No estudo não há nenhuma discussão filosófica sobre o valor (ou falta dele) da religião. O estudo é matemática pura. Tanto é assim que o trabalho foi realizado por uma equipe de matemáticos e físicos que utilizam termos tão complicados como "statistical mechanics nonlinear dynamics".

Trata-se da aplicação de métodos matemáticos que permitem avaliar o comportamento de grupos sociais utilizando dados do passado -fundamentalmente obtidos através de censos populacionais- para realizar uma previsão a meio e longo prazo. O método pode ser usado para analisar uma gama de fenômenos físicos e sociais onde grande quantidade de fatores acabam interferindo no resultado final.

O modelo parte do pressuposto que estar conectado a grupos que com um maior número -ou um número crescente- de membros é mais atrativo e socialmente vantajoso, e associar-se a esses grupos gera uma ideia de utilidade social. Um exemplo típico é a utilização de determinados idiomas locais. Geralmente estes tendem a ser abandonados por idiomas utilizados por um número maior de pessoas.

No caso do presente estudo, ele baseou-se em dados obtidos em censos em nove países: Austrália, Áustria, Canadá, República Checa, Finlândia, Irlanda, Holanda, Nova Zelândia e Suíça. Nesses países, todos democracias modernas e seculares, o número de pessoas que se declaram sem filiação religiosa tem aumentado ano a ano chegando a 40% na Holanda e 60% na República Checa.

Baseados nessa tendência e aplicando o modelo matemático descrito detalhadamente no estudo original, os autores chegaram à conclusão que as religiões nesses países desaparecerão em poucas décadas.

Alegria de uns, tristeza de outros. Mas sempre é bom analisar esse tipo de estudo -e qualquer outro- com uma boa dose de ceticismo científico. Primeiro, as manchetes com que o estudo foi divulgado fazem questão de citar que esses dados correspondem a "países ricos". Esta classificação já pode influenciar nossa análise desde uma perspectiva moral. Riqueza é associada por alguns com atitudes consumistas, gente mais interessada em bens materiais, sem se importar com a pobreza do mundo, etc.

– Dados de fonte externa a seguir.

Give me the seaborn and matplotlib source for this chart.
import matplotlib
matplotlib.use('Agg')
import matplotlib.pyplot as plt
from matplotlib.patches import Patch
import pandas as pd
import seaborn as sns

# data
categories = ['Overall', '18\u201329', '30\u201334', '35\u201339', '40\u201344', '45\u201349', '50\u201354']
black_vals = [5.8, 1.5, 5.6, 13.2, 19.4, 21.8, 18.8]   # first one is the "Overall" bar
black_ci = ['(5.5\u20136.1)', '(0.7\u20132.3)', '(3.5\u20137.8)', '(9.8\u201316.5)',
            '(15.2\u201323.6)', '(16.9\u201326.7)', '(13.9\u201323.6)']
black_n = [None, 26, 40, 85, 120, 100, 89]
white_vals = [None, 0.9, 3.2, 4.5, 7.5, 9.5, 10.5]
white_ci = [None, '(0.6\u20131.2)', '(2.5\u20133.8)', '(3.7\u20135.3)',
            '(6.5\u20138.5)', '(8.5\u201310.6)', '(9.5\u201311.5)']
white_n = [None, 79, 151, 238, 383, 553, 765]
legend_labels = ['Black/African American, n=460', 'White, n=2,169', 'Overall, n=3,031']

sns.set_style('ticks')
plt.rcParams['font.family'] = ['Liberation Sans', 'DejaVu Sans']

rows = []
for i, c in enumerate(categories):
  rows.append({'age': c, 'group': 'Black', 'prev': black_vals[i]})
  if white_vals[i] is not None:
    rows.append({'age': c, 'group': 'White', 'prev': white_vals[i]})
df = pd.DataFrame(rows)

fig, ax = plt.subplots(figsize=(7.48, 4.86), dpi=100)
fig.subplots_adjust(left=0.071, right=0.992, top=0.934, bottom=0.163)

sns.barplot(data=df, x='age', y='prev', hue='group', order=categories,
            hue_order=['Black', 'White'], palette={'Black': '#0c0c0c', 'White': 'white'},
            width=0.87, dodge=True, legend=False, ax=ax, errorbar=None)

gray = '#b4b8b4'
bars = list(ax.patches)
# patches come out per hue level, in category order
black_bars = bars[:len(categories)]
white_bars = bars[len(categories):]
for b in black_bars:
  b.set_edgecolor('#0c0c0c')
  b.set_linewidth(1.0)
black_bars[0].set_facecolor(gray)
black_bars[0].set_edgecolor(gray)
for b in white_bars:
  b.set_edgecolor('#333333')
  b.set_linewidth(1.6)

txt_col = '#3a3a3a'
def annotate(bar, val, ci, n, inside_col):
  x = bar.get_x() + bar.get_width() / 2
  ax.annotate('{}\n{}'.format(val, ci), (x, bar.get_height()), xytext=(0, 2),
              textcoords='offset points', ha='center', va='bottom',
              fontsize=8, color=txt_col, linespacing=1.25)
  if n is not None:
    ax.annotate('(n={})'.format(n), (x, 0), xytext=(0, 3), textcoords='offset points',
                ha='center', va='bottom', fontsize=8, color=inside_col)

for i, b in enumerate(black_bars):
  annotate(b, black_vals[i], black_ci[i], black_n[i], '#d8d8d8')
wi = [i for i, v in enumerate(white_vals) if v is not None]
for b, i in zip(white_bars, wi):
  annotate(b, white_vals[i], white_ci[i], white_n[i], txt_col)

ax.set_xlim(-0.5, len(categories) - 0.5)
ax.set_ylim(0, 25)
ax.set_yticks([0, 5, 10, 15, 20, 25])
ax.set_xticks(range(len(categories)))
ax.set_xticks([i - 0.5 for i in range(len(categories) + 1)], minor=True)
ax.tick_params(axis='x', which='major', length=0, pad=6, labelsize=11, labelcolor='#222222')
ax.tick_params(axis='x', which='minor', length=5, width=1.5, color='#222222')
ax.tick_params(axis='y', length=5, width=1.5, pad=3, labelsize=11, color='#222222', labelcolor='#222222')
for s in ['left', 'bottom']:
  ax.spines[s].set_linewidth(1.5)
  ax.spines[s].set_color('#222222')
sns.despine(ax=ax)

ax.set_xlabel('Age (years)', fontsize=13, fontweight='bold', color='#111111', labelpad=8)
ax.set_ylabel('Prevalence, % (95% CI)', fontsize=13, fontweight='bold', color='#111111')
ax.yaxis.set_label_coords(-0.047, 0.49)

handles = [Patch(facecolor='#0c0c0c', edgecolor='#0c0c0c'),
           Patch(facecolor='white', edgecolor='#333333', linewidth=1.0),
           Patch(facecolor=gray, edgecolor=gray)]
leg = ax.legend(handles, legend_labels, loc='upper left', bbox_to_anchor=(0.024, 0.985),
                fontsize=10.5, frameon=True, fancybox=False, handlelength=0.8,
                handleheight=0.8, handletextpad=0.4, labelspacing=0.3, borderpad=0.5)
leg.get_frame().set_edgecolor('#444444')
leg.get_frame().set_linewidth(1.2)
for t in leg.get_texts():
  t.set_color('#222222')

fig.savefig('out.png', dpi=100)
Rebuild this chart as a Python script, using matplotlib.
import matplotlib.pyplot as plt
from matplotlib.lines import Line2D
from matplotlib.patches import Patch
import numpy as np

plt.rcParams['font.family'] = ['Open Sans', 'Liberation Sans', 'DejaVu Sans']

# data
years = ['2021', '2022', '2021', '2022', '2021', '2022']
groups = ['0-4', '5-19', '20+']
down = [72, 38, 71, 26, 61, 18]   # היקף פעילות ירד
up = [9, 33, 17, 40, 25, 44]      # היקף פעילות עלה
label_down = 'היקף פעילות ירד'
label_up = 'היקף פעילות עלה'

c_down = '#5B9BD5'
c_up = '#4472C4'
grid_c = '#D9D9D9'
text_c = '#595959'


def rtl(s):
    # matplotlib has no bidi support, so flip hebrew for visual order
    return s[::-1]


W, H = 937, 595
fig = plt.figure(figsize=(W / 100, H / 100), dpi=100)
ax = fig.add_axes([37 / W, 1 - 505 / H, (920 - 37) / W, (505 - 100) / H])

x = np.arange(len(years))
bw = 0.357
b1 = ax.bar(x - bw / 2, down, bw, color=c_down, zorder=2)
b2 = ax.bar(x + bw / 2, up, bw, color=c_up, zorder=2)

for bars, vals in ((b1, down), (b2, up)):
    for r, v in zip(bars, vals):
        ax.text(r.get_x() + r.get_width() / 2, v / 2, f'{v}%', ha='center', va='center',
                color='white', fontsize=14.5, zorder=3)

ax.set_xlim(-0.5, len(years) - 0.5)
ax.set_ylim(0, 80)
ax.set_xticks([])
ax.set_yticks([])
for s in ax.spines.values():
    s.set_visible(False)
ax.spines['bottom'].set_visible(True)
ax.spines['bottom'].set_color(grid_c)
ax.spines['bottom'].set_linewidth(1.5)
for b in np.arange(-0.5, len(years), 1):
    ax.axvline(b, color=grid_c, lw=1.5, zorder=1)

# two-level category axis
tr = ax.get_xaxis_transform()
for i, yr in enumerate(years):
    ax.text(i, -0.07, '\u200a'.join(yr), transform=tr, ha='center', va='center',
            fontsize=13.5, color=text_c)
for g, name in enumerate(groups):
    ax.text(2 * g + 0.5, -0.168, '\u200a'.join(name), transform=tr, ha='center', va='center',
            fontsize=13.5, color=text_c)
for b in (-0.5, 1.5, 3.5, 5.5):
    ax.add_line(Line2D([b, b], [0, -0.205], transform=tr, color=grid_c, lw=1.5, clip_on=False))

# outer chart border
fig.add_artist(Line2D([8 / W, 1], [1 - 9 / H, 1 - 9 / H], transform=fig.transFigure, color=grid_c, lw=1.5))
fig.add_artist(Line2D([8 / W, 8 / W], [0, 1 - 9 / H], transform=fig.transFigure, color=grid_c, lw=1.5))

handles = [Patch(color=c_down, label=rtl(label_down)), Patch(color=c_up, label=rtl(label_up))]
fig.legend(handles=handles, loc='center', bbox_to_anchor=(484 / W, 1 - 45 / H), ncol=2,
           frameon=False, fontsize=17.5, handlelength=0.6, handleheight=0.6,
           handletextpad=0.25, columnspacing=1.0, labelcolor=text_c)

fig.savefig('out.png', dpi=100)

Nesse contexto, o fim de religiosidade seria consequência desse egoísmo existencial.

Mas cabe também uma análise diferente, e para mim mais adequada. O que caracteriza quase todos esses países é que eles têm um sistema educacional acima da média internacional. Esse fato pode ser facilmente constatado mediante análise dos resultados do PISA (Programa Internacional de Avaliação de Alunos).

É válido pensar que em sociedades com um sistema educacional que incentive o questionamento e o pensamento crítico -base das sociedades do conhecimento- , a possibilidade de aderir a dogmas baseados na fé seja bem menor que em sociedades que incentivem a doutrinação das crianças.

Como já comentamos nesta coluna, o que a criança absorve dos adultos nos primeiros anos da sua vida acaba moldando sua existência futura.

Outro fato a levar em consideração é a existências de fluxos migratórios. A República Checa, que registra o maior número de pessoas que se declaram não religiosas, apresenta um fluxo migratório muito pequeno. Migrantes levam consigo seus padrões culturais, incluindo aqui seus valores religiosos.

O conflito que isto gera já é bastante evidente em países europeus, onde a tradição secular tenta resistir de forma algumas vezes discutível, como no episódio da proibição dos véus islâmicos na França. Seja como for, ainda não está claro como estes fluxos migratórios podem alterar a tendência para o fim da religião observada nesses países.

Finalmente, que os amantes do pensamento crítico não fiquem muito empolgados. O fim da religião não é o fim do "pensamento mágico". Os gurus da Nova Era, os enganadores da lei da atração, os vendedores de cristais, pulseiras terapêuticas e curas quânticas não se valem necessariamente da religião, e sim da ingenuidade da fé, essa desculpa que damos quando queremos aceitar algo para o qual não existe evidência nenhuma. Essa continua viva, com ou sem religião.